The 1961 constitution institutionalized the gains of the 1952 Revolution by adopting universal suffrage, the nationalization of the mines, and agrarian reform. Factional disputes within the MNR, rooted in demands for access to state employment, undermined the party's capacity to carry out further reforms. In fact, the 1961 constitution served mainly the interests of Paz Estenssoro's faction of the MNR by providing for his reelection in 1964.
The overthrow of the MNR by General René Barrientos Ortuńo (president, 1964-65; copresident, May 1965-January 1966; and president, 1966-69) in 1964 initiated the contemporary era in Bolivian constitutional development (see The Presidency of Barrientos , ch. 1). After calling elections in 1966 and invoking the 1947 constitution, Barrientos attempted to force through Congress a new corporatist charter. Because he sought democratic legitimacy, however, he was forced to give up his original project in favor of a constitution rooted firmly in the liberal democratic tradition that had inspired the authors of the 1880 charter.

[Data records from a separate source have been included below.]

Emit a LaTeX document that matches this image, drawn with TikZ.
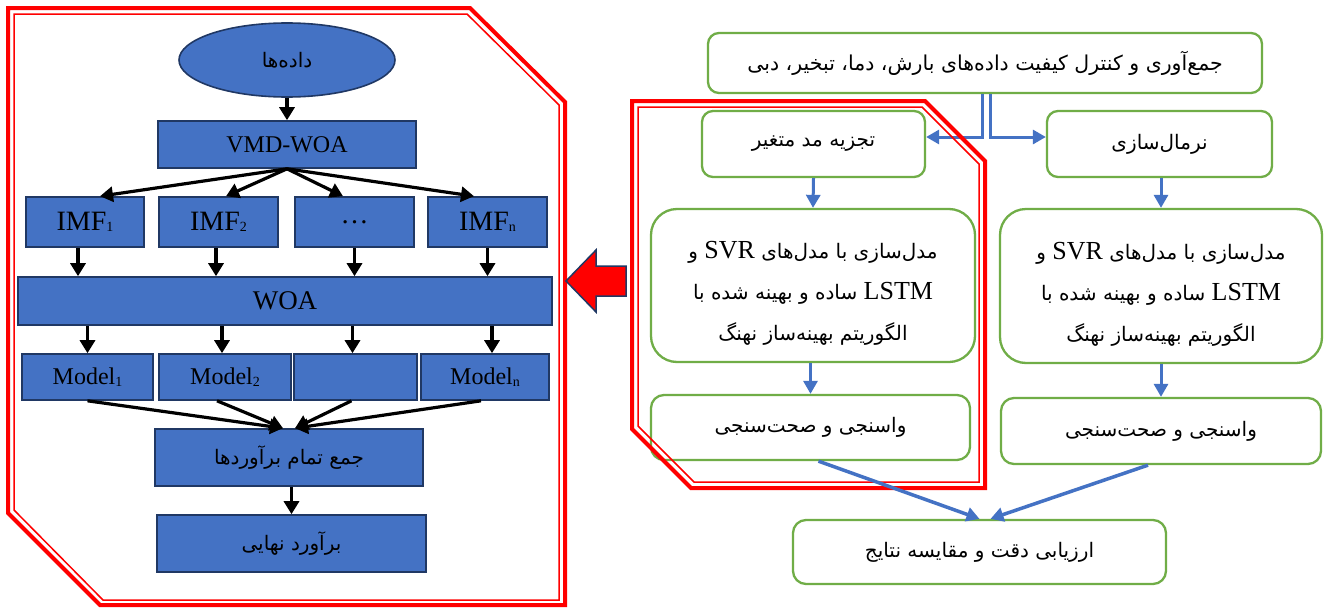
\documentclass[tikz,border=0pt]{standalone}
\usepackage{fontspec}
\setmainfont{Liberation Serif}
\newfontfamily\arabicfont[Script=Arabic]{DejaVu Sans}
\TeXXeTstate=1
\usetikzlibrary{arrows.meta,shapes.geometric,calc}
\definecolor{boxblue}{HTML}{4472C4}
\definecolor{bordernavy}{HTML}{203864}
\definecolor{grn}{HTML}{70AD47}
\definecolor{lineblue}{HTML}{4472C4}
\newcommand\prs[2][20]{{\arabicfont\fontsize{#1}{#1}\selectfont\beginR #2\endR}}
\newcommand\lat[2][26]{{\rmfamily\fontsize{#1}{#1}\selectfont #2}}
\newcommand\sbs[1]{{\fontsize{14}{14}\selectfont\raisebox{-1.5pt}{#1}}}
\tikzset{
  bbox/.style={draw=bordernavy, line width=1.6pt, fill=boxblue, inner sep=0pt, text=black},
  gbox/.style={draw=grn, line width=2.3pt, fill=white, rounded corners=11pt, inner sep=0pt, text=black},
  blk/.style={-{Triangle[length=13pt,width=15pt]}, line width=3.2pt, black},
  bla/.style={-{Triangle[length=13pt,width=14pt]}, line width=3pt, lineblue},
  redthick/.style={draw=red, line width=4pt, line join=miter},
  redthin/.style={draw=red, line width=1.5pt, line join=miter},
}
\begin{document}
\begin{tikzpicture}[x=1pt,y=-1pt]
\useasboundingbox (0,0) rectangle (1325,608);
\fill[white] (0,0) rectangle (1325,608);

% ---------------- left panel ----------------
\node[bbox, ellipse, minimum width=216pt, minimum height=74pt] (data) at (287,60) {\prs{داده‌ها}};
\node[bbox, minimum width=258pt, minimum height=47pt, font=\fontsize{24}{24}\selectfont] (vmd) at (287,144.5) {VMD-WOA};
\node[bbox, minimum width=118pt, minimum height=50pt, font=\fontsize{28}{28}\selectfont] (imf1) at (85,222) {IMF\sbs{1}};
\node[bbox, minimum width=119pt, minimum height=50pt, font=\fontsize{28}{28}\selectfont] (imf2) at (218.5,222) {IMF\sbs{2}};
\node[bbox, minimum width=119pt, minimum height=50pt, font=\fontsize{28}{28}\selectfont] (imf3) at (354.5,222) {\raisebox{-4pt}{\dots}};
\node[bbox, minimum width=119pt, minimum height=50pt, font=\fontsize{28}{28}\selectfont] (imfn) at (487.5,222) {IMF\sbs{n}};
\node[bbox, minimum width=534pt, minimum height=48pt, font=\fontsize{27}{27}\selectfont] (woa) at (285,301) {\raisebox{-6pt}{WOA}};
\node[bbox, minimum width=131pt, minimum height=46pt, font=\fontsize{24}{24}\selectfont] (m1) at (87.5,377) {\raisebox{-2pt}{Model\sbs{1}}};
\node[bbox, minimum width=132pt, minimum height=46pt, font=\fontsize{24}{24}\selectfont] (m2) at (225,377) {\raisebox{-2pt}{Model\sbs{2}}};
\node[bbox, minimum width=123pt, minimum height=46pt] (m3) at (355.5,377) {};
\node[bbox, minimum width=128pt, minimum height=46pt, font=\fontsize{24}{24}\selectfont] (mn) at (485,377) {\raisebox{-2pt}{Model\sbs{n}}};
\node[bbox, minimum width=268pt, minimum height=57pt] (sum) at (289,457.5) {\prs{جمع تمام برآوردها}};
\node[bbox, minimum width=269pt, minimum height=57pt] (final) at (291.5,543.5) {\prs{برآورد نهایی}};

\draw[blk] (data.south) -- (vmd.north);
\draw[blk] (vmd.south) -- ([xshift=15pt]imf1.north);
\draw[blk] (vmd.south) -- ([xshift=7.5pt]imf2.north);
\draw[blk] (vmd.south) -- ([xshift=-11.5pt]imf3.north);
\draw[blk] (vmd.south) -- ([xshift=-13.5pt]imfn.north);
\draw[blk] ([xshift=-7pt]imf1.south) -- ([xshift=-7pt]imf1.south |- woa.north);
\draw[blk] ([xshift=-2.5pt]imf2.south) -- ([xshift=-2.5pt]imf2.south |- woa.north);
\draw[blk] (imf3.south) -- (imf3.south |- woa.north);
\draw[blk] (imfn.south) -- (imfn.south |- woa.north);
\draw[blk] (m1.north |- woa.south) -- (m1.north);
\draw[blk] ([xshift=-3pt]m2.north |- woa.south) -- ([xshift=-3pt]m2.north);
\draw[blk] ([xshift=-3pt]m3.north |- woa.south) -- ([xshift=-3pt]m3.north);
\draw[blk] ([xshift=7pt]mn.north |- woa.south) -- ([xshift=7pt]mn.north);
\draw[blk] (m1.south) -- ([xshift=-6pt]sum.north);
\draw[blk] ([xshift=-8pt]m2.south) -- ([xshift=-6pt]sum.north);
\draw[blk] ([xshift=-4pt]m3.south) -- ([xshift=6pt]sum.north);
\draw[blk] ([xshift=-4pt]mn.south) -- ([xshift=6pt]sum.north);
\draw[blk] (final.north |- sum.south) -- (final.north);

\draw[redthick] (8,8) -- (470,8) -- (565,102) -- (565,605) -- (100,605) -- (8,513) -- cycle;
\draw[redthin] (14,14) -- (467,14) -- (559,105) -- (559,600) -- (103,600) -- (14,510) -- cycle;

% big red arrow
\draw[draw=bordernavy, line width=1.5pt, fill=red, line join=miter] (626,266) -- (596,266) -- (596,250) -- (566,281) -- (596,312) -- (596,296) -- (626,296) -- cycle;

% ---------------- right panel ----------------
\node[gbox, minimum width=554pt, minimum height=60pt] (top) at (985,63) {\prs[20.5]{جمع‌آوری و کنترل کیفیت داده‌های بارش، دما، تبخیر، دبی}};
\node[gbox, minimum width=223pt, minimum height=66pt] (tajz) at (813.5,144) {\prs{تجزیه مد متغیر}};
\node[gbox, minimum width=225pt, minimum height=66pt] (norm) at (1159.5,144) {\prs{نرمال‌سازی}};
\node[gbox, rounded corners=26pt, minimum width=324pt, minimum height=153pt, align=center, font=\fontsize{20}{41}\selectfont] (modL) at (813,285.5)
  {\rule{0pt}{33pt}\prs{مدل‌سازی با مدل‌های \lat{SVR} و}\\ \prs{\lat{LSTM} ساده و بهینه شده با}\\ \prs{الگوریتم بهینه‌ساز نهنگ}};
\node[gbox, rounded corners=26pt, minimum width=322pt, minimum height=154pt, align=center, font=\fontsize{20}{41}\selectfont] (modR) at (1161,286)
  {\rule{0pt}{33pt}\prs{مدل‌سازی با مدل‌های \lat{SVR} و}\\ \prs{\lat{LSTM} ساده و بهینه شده با}\\ \prs{الگوریتم بهینه‌ساز نهنگ}};
\node[gbox, rounded corners=13pt, minimum width=319pt, minimum height=65pt] (valL) at (810.5,427.5) {\prs{واسنجی و صحت‌سنجی}};
\node[gbox, rounded corners=13pt, minimum width=320pt, minimum height=66pt] (valR) at (1161,431) {\prs{واسنجی و صحت‌سنجی}};
\node[gbox, rounded corners=13pt, minimum width=373pt, minimum height=64pt] (res) at (979.5,552) {\prs{ارزیابی دقت و مقایسه نتایج}};

\draw[bla] ([xshift=-3pt]top.south) |- ([yshift=7pt]tajz.east);
\draw[bla] ([xshift=5pt]top.south) |- ([yshift=7pt]norm.west);
\draw[bla] (tajz.south) -- (modL.north);
\draw[bla] (modR.north |- norm.south) -- (modR.north);
\draw[bla] (valL.north |- modL.south) -- (valL.north);
\draw[bla] (modR.south) -- (valR.north);

\draw[redthick] (632,101) -- (925,101) -- (985,161) -- (985,488) -- (691,488) -- (632,429) -- cycle;
\draw[redthin] (638,107) -- (922,107) -- (979,164) -- (979,482) -- (694,482) -- (638,426) -- cycle;

\draw[bla, line width=3.5pt] ([xshift=8pt]valL.south) -- ([xshift=0pt]res.north);
\draw[bla, line width=3.5pt] ([xshift=-13pt]valR.south) -- ([xshift=11pt]res.north);
\end{tikzpicture}
\end{document}
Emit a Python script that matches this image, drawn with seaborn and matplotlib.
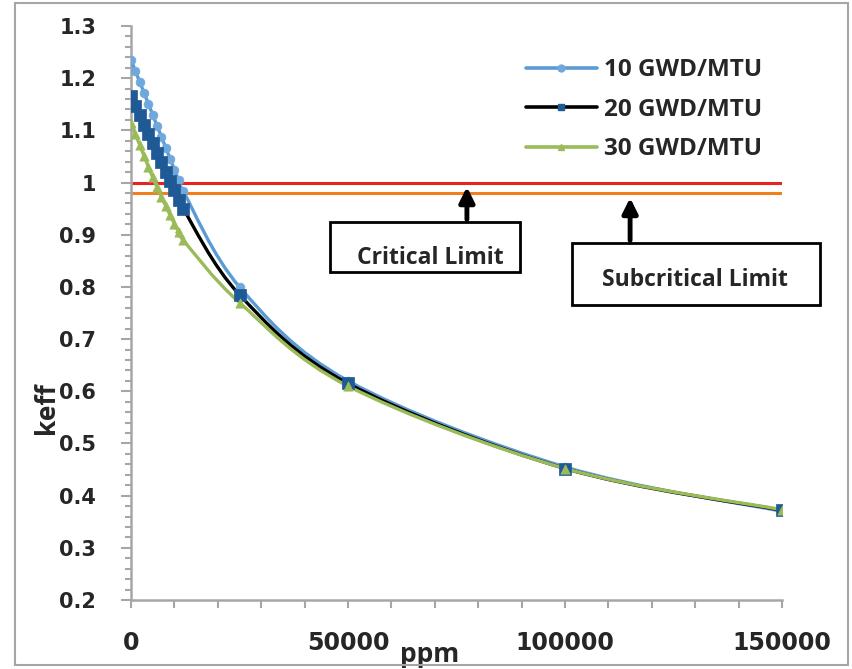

Under the terms of the Constitution of 1967, Bolivia is a unitary republic that retains a democratic and representative democracy. Article 2 stipulates that sovereignty resides in the people, that it is inalienable, and that its exercise is delegated to the legislative, executive, and judicial powers. The functions of the public power--executive, legislative, and judicial--cannot be united in a single branch of government. Although the Constitution of 1967 recognizes Roman Catholicism as the official state religion, it also guarantees to all faiths the right to worship publicly. In theory, the people govern through their representatives and through other authorities established by law. The Constitution of 1967 became known to most Bolivians only in the 1980s because, for all practical purposes, it was in effect only until 1969 when a coup by General Alfredo Ovando Candia (copresident, May 1965-January 1966, and president, January-August 1966 and 1969-70) overthrew the civilian regime. Between then and 1979, the Constitution of 1967 was given only lip service by the military rulers who governed Bolivia.
Between 1978 and 1989, four general elections were held, and Bolivia enjoyed a stable, elected, civilian democratic government under the terms of the Constitution of 1967. Nevertheless, although the Constitution of 1967 had continued the strong executive tradition, the political system had not yet developed strong party organizations capable of establishing viable and long-term ruling coalitions.